May 5, 2014 3:30 PM
Aviation enthusiasts in the north state have probably seen a performance by Edward Andreini, the man who died after crashing his vintage biplane during an air show at Travis Air Force Base Sunday.
Andreini, 77, has performed airshows in both Chico, Redding and other Northern California locations for decades.
Andreini was trying to perform a maneuver known as "cutting a ribbon" where he inverts the plane and flies close to the ground so that a knife attached to it can slice a ribbon just off the ground, Col. David Mott, 60th Operations Group commander at the base, told the San Francisco Chronicle.
The plane, flying low over the tarmac, crashed and caught fire, letting off a thick plume of black smoke seen in videos of the aftermath.

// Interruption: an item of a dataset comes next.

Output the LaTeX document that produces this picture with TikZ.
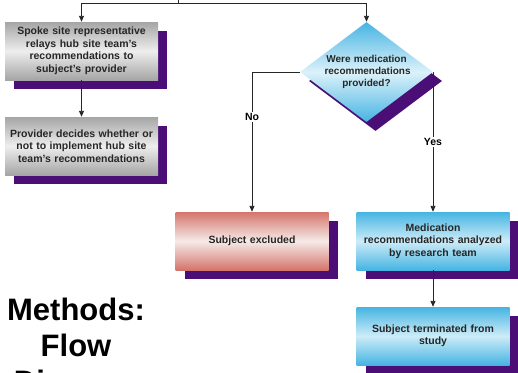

Roger Bockrath, a retired photojournalist who was photographing the afternoon show, chronicled the routine and witnessed the crash. He said Andreini, flying into a sometimes gusty wind, passed on two attempts before trying a third time, hitting the tarmac and sliding to a stop in an open field.
"He got down too low and hit the tarmac. He skidded about 500 feet and just sat there. The plane was essentially intact, just wrong side down," Bockrath told The Sacramento Bee.
Bockrath said nearly 2 1/2 minutes went by before someone appeared with a fire extinguisher. By then, the aircraft was fully enflamed and collapsing from the heat. He said it took a total of five minutes before fire crews arrived.
NTSB investigators trying to what caused the crash say they will start by examining the wreckage and ground scars.
Howard Plagens of the National Transportation Safety Board said Monday that his team will also look at the time it took emergency crews to respond.